◆ Recorded data:
########################################

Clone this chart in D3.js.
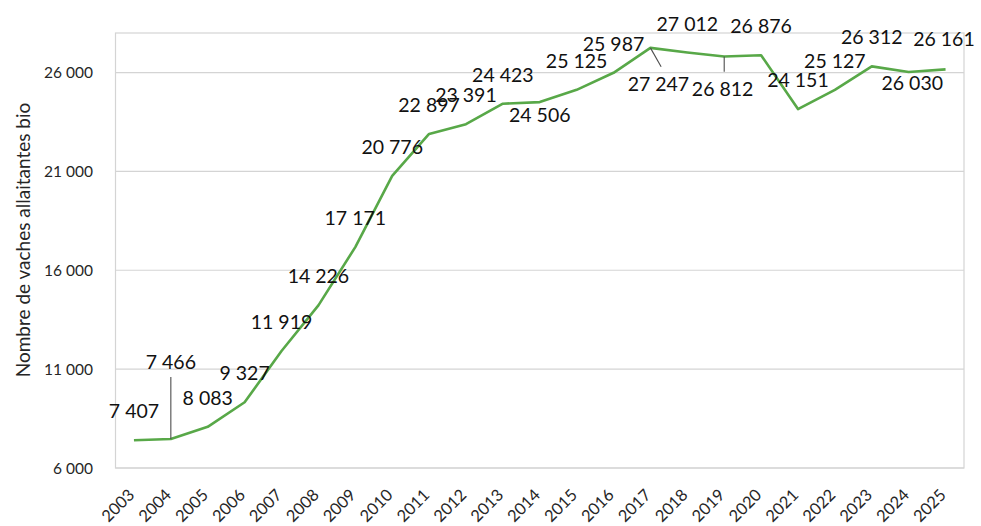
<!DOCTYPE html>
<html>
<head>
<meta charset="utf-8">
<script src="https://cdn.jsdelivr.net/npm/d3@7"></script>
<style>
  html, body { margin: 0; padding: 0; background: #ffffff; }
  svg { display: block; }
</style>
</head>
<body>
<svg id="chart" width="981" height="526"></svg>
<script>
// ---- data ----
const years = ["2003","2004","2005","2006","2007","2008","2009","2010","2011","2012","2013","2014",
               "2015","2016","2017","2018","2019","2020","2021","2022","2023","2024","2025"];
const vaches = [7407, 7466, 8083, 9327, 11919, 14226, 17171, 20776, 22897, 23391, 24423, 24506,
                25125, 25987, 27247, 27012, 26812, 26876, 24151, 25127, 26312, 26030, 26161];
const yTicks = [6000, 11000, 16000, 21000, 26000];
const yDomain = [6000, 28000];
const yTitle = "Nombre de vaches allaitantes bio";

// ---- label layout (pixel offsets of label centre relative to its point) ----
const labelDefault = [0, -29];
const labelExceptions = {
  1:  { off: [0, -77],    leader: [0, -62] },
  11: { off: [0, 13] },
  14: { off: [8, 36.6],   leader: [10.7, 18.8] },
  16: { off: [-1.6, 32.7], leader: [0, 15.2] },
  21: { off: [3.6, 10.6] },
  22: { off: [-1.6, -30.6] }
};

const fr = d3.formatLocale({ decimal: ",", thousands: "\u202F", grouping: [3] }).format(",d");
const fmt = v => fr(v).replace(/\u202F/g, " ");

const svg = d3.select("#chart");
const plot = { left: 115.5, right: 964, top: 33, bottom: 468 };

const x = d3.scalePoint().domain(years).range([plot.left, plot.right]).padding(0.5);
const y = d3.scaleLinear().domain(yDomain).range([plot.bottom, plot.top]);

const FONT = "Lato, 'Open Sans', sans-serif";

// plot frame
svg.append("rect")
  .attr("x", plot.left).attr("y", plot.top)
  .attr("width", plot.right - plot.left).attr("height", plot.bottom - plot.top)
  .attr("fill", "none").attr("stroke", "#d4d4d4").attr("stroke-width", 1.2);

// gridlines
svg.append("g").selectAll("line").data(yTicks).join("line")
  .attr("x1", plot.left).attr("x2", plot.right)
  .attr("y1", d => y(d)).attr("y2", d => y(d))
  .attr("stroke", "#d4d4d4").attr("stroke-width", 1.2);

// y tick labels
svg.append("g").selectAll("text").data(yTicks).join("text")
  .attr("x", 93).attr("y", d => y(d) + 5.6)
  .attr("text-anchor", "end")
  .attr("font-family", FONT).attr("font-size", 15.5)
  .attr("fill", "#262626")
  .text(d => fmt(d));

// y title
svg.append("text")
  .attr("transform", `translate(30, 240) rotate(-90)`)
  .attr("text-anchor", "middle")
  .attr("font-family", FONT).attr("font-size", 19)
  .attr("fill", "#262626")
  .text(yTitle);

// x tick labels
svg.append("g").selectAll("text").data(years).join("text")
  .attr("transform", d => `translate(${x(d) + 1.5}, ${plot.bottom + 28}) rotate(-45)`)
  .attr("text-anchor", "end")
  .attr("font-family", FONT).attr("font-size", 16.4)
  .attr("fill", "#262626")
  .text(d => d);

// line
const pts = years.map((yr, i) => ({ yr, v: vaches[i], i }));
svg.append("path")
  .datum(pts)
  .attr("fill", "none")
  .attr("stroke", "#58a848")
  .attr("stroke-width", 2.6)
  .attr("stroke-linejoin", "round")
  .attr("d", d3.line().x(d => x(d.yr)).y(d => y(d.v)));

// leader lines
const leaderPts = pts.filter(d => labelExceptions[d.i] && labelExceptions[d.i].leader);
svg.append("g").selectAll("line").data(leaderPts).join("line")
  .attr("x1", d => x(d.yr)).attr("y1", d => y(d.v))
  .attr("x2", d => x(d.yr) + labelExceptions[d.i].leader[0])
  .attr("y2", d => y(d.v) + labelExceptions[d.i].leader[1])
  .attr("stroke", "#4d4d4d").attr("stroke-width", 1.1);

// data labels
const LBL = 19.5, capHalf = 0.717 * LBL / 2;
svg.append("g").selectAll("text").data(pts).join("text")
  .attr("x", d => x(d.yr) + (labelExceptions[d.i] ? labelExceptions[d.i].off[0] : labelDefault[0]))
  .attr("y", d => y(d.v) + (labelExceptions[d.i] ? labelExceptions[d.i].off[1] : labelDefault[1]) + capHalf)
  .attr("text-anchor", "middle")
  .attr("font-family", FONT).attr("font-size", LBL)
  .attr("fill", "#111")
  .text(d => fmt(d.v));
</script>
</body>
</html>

########################################

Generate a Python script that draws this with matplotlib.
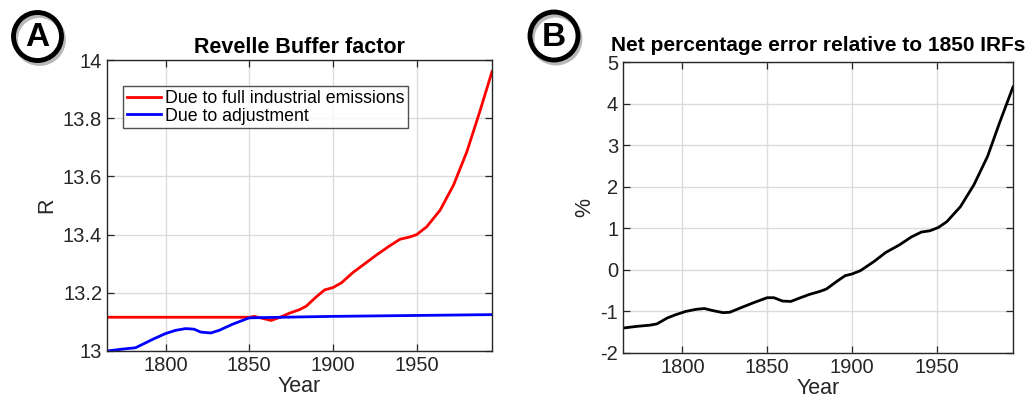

########################################

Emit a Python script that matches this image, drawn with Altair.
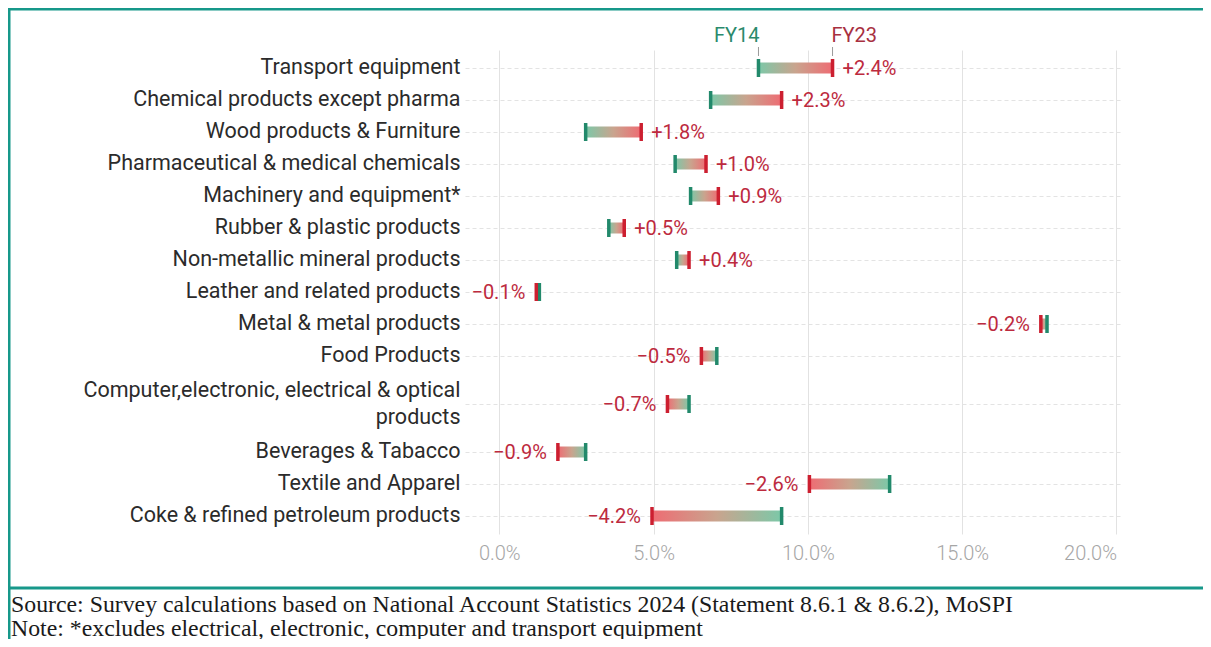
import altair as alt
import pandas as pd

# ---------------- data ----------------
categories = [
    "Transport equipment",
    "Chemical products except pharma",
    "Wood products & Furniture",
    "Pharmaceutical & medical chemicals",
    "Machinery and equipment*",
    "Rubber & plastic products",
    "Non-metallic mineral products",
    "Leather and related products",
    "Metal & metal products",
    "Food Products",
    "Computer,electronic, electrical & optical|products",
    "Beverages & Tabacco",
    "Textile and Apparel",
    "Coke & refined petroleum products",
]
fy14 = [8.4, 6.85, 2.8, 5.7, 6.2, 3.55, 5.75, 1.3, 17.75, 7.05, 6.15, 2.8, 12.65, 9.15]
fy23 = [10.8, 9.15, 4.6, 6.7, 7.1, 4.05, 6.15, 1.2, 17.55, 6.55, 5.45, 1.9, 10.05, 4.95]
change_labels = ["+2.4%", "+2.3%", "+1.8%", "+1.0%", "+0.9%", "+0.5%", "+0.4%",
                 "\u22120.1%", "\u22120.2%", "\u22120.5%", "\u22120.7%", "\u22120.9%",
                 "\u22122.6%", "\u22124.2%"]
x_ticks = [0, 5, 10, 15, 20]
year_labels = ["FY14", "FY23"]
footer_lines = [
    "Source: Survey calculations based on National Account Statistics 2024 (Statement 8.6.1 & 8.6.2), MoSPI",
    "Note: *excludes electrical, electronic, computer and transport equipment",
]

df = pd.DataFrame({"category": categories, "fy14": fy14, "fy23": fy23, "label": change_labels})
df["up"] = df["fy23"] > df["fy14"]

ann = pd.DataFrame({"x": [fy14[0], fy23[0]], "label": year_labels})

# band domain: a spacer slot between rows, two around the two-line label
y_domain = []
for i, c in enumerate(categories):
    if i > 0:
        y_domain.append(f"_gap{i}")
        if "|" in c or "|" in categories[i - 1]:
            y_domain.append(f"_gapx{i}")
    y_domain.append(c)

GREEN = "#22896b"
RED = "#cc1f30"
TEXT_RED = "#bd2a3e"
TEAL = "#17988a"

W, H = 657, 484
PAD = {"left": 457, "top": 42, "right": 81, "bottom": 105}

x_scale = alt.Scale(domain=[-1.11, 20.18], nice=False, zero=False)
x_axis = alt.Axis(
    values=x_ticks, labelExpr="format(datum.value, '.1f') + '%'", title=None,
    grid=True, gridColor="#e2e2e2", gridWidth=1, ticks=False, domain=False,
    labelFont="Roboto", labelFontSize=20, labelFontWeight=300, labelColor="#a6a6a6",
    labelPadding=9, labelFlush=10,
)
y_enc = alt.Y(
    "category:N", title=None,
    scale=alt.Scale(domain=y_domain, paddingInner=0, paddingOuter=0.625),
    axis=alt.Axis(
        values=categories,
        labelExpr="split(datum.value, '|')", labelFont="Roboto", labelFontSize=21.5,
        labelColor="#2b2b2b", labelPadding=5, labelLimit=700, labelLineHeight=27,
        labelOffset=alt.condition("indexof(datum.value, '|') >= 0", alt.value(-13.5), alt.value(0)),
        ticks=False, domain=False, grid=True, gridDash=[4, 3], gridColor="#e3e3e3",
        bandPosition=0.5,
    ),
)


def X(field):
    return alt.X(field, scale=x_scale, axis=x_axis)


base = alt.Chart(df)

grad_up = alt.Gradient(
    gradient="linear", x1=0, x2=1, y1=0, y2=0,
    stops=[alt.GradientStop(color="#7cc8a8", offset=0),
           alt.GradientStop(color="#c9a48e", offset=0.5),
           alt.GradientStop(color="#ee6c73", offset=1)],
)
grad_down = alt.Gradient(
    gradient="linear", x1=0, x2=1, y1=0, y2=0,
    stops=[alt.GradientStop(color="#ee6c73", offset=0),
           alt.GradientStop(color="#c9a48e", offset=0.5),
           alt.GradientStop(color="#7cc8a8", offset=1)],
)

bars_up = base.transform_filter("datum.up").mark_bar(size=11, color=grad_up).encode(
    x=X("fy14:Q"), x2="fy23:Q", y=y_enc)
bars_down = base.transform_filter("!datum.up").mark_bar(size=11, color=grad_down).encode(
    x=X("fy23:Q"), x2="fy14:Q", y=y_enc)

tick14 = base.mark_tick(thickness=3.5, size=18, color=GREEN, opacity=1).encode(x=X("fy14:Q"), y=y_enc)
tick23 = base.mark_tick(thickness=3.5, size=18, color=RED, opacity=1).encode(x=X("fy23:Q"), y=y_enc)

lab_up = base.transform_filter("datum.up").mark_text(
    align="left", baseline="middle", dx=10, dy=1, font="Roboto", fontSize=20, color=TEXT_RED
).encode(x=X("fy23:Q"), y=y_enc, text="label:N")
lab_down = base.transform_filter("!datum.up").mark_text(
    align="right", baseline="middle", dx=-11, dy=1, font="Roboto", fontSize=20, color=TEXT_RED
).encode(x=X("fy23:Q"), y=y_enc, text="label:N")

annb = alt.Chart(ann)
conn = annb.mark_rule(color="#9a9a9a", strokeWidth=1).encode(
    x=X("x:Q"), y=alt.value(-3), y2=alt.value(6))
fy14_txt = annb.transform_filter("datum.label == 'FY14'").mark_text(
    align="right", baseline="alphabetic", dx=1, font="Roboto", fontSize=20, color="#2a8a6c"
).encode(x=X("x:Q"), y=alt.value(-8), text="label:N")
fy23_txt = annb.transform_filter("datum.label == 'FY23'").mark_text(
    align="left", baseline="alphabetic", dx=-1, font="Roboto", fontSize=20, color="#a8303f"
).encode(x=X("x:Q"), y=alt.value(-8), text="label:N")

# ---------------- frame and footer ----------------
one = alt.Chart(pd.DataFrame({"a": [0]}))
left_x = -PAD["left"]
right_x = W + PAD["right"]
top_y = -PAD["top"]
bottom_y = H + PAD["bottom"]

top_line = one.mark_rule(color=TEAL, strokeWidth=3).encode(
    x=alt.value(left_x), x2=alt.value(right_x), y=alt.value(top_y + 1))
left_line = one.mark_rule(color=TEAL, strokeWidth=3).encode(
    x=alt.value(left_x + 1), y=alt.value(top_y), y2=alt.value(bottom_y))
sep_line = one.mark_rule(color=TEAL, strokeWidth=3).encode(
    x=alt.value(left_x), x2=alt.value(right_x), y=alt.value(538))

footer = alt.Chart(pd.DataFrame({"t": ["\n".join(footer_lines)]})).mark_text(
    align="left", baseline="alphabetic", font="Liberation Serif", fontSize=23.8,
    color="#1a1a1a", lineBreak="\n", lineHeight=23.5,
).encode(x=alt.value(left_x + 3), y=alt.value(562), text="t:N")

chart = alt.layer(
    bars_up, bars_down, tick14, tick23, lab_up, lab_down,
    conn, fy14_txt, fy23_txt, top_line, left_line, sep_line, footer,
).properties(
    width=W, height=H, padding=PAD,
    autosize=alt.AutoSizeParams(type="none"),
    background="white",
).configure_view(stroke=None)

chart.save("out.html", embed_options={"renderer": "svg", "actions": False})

########################################

◆ Your task:
Your copy should hold only the lines from the one containing "Emit a Python" through the one containing "import pandas as pd", word for word, with no pictures.

◆ Solution for this problem:
Emit a Python script that matches this image, drawn with Altair.
import altair as alt
import pandas as pd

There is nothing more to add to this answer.